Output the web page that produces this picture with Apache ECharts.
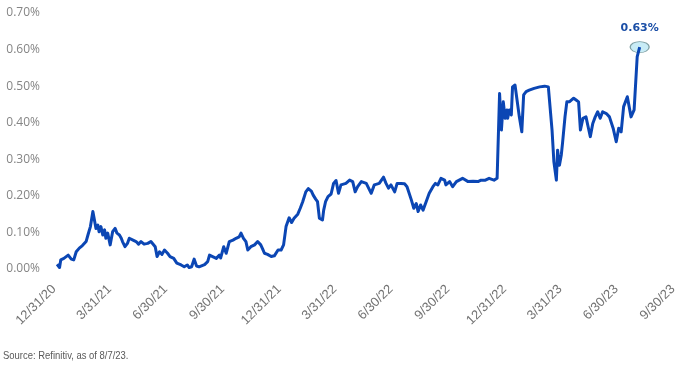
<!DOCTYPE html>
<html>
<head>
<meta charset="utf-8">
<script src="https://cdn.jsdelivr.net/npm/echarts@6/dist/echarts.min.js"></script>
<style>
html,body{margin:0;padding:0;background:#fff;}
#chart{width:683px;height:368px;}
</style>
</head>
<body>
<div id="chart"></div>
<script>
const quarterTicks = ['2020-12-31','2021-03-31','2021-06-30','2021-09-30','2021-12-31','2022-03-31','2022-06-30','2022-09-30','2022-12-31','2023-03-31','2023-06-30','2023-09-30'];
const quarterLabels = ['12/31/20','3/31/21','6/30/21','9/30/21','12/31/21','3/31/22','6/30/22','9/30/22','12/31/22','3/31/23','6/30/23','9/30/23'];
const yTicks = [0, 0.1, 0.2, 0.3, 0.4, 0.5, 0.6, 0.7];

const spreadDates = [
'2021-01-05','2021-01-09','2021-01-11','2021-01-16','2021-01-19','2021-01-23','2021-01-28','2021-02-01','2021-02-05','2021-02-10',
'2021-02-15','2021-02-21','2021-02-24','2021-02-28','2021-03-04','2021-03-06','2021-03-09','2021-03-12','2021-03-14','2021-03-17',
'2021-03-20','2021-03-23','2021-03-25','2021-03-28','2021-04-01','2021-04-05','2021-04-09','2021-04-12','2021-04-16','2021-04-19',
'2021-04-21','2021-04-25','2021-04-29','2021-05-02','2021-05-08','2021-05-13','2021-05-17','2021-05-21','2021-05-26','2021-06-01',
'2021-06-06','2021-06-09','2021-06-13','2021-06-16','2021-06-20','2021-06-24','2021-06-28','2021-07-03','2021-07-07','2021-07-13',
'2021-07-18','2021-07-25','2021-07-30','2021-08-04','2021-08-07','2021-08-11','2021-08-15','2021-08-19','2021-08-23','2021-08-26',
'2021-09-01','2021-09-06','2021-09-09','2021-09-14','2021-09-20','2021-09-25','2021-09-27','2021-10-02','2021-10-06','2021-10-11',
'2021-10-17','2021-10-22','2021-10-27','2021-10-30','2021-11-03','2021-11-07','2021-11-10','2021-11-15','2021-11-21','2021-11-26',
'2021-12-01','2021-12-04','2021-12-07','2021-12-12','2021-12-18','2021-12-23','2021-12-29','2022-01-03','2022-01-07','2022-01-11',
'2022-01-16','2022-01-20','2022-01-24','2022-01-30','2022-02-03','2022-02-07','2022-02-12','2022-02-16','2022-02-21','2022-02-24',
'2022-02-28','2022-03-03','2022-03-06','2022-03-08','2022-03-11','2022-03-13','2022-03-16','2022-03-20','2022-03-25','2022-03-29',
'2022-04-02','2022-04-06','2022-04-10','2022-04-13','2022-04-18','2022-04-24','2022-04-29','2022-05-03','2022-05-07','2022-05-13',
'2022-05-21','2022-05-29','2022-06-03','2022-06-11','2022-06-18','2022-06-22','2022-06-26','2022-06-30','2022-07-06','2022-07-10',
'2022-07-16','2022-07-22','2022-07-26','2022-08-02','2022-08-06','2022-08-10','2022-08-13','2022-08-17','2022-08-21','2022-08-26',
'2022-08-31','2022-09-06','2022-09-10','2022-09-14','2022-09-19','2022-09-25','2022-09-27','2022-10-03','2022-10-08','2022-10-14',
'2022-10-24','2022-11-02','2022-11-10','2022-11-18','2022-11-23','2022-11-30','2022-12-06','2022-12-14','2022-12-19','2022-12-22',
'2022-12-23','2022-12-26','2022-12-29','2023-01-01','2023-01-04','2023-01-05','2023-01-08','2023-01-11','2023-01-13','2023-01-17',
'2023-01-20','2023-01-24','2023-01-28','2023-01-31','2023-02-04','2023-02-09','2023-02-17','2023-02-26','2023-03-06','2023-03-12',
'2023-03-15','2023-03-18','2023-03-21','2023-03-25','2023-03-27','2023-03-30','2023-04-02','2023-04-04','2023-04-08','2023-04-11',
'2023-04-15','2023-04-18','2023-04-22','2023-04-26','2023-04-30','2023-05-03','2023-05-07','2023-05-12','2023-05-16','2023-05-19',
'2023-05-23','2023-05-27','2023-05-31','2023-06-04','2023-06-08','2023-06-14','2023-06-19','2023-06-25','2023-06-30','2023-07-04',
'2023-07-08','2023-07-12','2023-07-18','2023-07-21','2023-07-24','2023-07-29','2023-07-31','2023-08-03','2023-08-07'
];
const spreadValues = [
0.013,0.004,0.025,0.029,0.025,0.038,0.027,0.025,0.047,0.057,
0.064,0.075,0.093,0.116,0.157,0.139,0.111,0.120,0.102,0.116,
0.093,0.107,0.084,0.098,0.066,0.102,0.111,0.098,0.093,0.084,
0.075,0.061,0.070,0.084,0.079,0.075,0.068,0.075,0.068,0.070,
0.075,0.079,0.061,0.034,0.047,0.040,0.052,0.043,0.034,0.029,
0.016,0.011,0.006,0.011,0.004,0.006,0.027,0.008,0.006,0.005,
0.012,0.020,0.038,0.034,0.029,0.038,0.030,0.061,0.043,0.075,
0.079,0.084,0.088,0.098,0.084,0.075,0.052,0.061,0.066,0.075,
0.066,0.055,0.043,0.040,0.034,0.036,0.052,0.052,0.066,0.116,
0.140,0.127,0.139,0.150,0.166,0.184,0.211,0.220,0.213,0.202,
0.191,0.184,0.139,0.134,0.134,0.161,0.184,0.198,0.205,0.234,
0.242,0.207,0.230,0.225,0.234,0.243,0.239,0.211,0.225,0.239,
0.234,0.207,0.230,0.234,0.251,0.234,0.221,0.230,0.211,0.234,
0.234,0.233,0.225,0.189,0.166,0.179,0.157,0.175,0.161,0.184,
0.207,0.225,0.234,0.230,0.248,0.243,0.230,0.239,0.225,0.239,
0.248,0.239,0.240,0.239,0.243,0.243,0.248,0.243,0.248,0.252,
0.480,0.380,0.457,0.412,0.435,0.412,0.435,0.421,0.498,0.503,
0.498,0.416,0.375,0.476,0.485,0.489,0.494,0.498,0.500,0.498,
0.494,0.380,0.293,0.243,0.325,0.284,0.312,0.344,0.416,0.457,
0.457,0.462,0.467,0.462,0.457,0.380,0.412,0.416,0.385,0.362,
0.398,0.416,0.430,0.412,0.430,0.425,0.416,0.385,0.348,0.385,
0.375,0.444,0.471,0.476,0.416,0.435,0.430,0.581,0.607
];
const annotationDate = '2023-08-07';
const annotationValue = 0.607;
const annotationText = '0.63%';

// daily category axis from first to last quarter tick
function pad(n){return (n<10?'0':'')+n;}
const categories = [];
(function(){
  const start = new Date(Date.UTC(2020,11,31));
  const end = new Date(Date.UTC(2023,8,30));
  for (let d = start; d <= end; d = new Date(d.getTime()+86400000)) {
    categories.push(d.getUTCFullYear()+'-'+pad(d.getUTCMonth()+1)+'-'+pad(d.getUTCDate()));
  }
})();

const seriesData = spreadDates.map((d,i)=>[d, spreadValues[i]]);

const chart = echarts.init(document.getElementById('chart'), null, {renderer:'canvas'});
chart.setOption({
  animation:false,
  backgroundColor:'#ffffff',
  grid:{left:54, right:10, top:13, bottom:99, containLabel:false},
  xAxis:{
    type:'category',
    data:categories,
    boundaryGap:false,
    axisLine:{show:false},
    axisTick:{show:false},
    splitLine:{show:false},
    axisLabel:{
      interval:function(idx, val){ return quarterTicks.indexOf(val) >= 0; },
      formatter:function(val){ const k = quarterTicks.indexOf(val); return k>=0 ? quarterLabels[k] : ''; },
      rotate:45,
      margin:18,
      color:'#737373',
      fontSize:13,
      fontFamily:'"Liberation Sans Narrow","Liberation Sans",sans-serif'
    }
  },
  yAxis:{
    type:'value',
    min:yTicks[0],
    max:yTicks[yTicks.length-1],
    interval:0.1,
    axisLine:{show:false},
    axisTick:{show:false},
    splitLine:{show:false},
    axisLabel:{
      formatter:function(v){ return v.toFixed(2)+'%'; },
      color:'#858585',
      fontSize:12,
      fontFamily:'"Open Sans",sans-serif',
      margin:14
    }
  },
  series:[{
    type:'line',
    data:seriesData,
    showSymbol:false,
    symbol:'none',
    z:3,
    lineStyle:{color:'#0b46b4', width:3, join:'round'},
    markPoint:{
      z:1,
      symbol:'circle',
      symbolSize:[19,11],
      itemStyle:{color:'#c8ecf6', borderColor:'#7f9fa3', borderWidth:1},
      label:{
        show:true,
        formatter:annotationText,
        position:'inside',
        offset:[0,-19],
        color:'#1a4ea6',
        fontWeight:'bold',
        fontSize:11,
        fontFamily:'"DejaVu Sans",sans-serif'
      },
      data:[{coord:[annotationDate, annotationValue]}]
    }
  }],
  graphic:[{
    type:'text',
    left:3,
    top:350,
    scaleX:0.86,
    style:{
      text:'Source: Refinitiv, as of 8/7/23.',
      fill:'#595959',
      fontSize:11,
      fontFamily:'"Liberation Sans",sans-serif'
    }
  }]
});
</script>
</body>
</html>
════════════════
#### EXERCISE DESCRIPTION
Return nothing but the lines running from the start of the data to the line with "const yTicks = [0, 0.1, 0.2, 0.3, 0.4, 0.5, 0.6, 0.7];", please, both ends included and no pictures.

#### ANSWER TO THIS TASK
Output the web page that produces this picture with Apache ECharts.
<!DOCTYPE html>
<html>
<head>
<meta charset="utf-8">
<script src="https://cdn.jsdelivr.net/npm/echarts@6/dist/echarts.min.js"></script>
<style>
html,body{margin:0;padding:0;background:#fff;}
#chart{width:683px;height:368px;}
</style>
</head>
<body>
<div id="chart"></div>
<script>
const quarterTicks = ['2020-12-31','2021-03-31','2021-06-30','2021-09-30','2021-12-31','2022-03-31','2022-06-30','2022-09-30','2022-12-31','2023-03-31','2023-06-30','2023-09-30'];
const quarterLabels = ['12/31/20','3/31/21','6/30/21','9/30/21','12/31/21','3/31/22','6/30/22','9/30/22','12/31/22','3/31/23','6/30/23','9/30/23'];
const yTicks = [0, 0.1, 0.2, 0.3, 0.4, 0.5, 0.6, 0.7];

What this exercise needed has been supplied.